The lady was quite correct, of course, and the Frau and I are prudently stockpiling things that we regard as essential, and likely soon to be in post-Brexit short supply.
In alphabetical order, our stockpile now contains:
- Fat balls for the birds: Much loved by the bluetits, the starlings seem able to defeat the counter-squirrel measures, and the little ones don't get much of a look-in.
- Guitars: it will be important to be able to make our own entertainment in the bleak desert-island future, so we have amassed more guitars than we properly need. Actually, one of them belongs to Ben, while another is held together by half an Embassy Regal packet [circa 1972].
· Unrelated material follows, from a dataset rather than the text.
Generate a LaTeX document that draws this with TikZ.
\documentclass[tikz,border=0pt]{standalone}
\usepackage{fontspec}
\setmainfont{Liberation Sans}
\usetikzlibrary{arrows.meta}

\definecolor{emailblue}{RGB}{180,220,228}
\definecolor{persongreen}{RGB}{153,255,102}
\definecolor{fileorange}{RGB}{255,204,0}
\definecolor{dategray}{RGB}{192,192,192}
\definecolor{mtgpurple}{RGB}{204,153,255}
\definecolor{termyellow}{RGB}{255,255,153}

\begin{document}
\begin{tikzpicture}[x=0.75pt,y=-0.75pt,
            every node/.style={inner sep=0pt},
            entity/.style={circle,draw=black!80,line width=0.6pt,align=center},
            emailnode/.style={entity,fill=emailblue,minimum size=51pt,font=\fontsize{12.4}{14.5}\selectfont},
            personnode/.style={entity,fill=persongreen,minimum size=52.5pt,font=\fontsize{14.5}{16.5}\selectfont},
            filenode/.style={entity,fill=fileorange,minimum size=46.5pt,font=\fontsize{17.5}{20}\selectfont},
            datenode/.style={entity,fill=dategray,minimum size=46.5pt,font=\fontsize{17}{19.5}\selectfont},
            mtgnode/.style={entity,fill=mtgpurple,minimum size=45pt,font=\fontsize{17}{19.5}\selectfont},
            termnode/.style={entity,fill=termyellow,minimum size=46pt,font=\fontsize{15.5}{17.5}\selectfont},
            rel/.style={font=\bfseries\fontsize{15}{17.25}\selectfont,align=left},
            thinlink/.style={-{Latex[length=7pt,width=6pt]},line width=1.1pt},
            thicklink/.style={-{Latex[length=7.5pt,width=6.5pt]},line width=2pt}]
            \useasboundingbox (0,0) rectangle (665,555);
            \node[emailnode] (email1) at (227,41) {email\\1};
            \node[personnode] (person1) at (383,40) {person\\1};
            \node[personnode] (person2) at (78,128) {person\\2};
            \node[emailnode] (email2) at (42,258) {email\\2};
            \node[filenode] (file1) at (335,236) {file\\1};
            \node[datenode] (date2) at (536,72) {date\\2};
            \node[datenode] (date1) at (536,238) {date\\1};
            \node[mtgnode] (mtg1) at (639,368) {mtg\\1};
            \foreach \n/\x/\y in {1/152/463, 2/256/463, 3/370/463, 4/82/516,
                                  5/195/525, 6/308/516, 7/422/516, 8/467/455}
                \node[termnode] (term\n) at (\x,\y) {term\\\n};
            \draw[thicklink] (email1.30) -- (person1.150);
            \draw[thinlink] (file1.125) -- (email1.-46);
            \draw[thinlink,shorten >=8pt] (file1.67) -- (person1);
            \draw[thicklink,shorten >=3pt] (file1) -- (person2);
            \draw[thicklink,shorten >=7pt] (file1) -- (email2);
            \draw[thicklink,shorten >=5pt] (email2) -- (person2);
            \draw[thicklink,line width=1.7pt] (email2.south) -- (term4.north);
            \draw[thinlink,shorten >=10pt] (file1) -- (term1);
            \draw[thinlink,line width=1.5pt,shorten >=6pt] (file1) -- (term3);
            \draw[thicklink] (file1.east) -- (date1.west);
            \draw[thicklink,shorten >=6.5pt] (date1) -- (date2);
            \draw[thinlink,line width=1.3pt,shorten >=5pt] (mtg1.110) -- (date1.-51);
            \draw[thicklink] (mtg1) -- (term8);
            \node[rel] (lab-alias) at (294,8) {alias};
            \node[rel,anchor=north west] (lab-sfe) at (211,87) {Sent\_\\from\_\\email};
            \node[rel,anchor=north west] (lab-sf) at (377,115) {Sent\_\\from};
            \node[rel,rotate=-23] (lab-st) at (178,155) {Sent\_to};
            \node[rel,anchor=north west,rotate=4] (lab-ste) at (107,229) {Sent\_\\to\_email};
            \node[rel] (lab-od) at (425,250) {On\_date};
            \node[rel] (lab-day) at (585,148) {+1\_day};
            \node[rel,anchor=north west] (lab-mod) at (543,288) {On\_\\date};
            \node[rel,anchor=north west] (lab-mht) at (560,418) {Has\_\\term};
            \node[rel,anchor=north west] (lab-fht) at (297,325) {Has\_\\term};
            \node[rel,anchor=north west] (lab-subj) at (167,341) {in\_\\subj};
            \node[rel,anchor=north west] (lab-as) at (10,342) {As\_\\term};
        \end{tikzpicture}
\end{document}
- Pickled beetroot: In point of fact, it looks like a stockpile but a better explanation is that we forgot how much we had, and it is stored in a dark corner on a top shelf, which only 50% of us have any chance of reaching. It's home produce, so all in all, a Very Good Thing.
- Prescription pharmaceuticals [various]: The merit of repeat prescriptions is that the GP will routinely sign them off because we are obviously to be trusted and it would take time to check our aggregate consumption.
- Rock salt: Which takes us back to Thatcher. During the 1974 Sugar Shortage I worked for British Rail Catering on York station, and had access to a limitless supply of sugar cubes, easily converted back to sugar with the aid of a rolling pin. Later that summer, a newspaper floated the possibility of a salt shortage, and within days supermarket shelves had been cleaned of the stuff. You can't be too careful [although I believe the wet bit to the west of Aberystwyth still contains a fair amount of it].
- Wholewheat Fusilli: Clearly an "at risk" foodstuff. We have cornered, we believe, Ceredigion's entire stock of the unusual reverse-threaded spiral variety.
In other measures, we continue to nurture an indoor slug population, so if things become desperate we have a source of protein [always assuming we can catch one - they seem to move at quite a pace].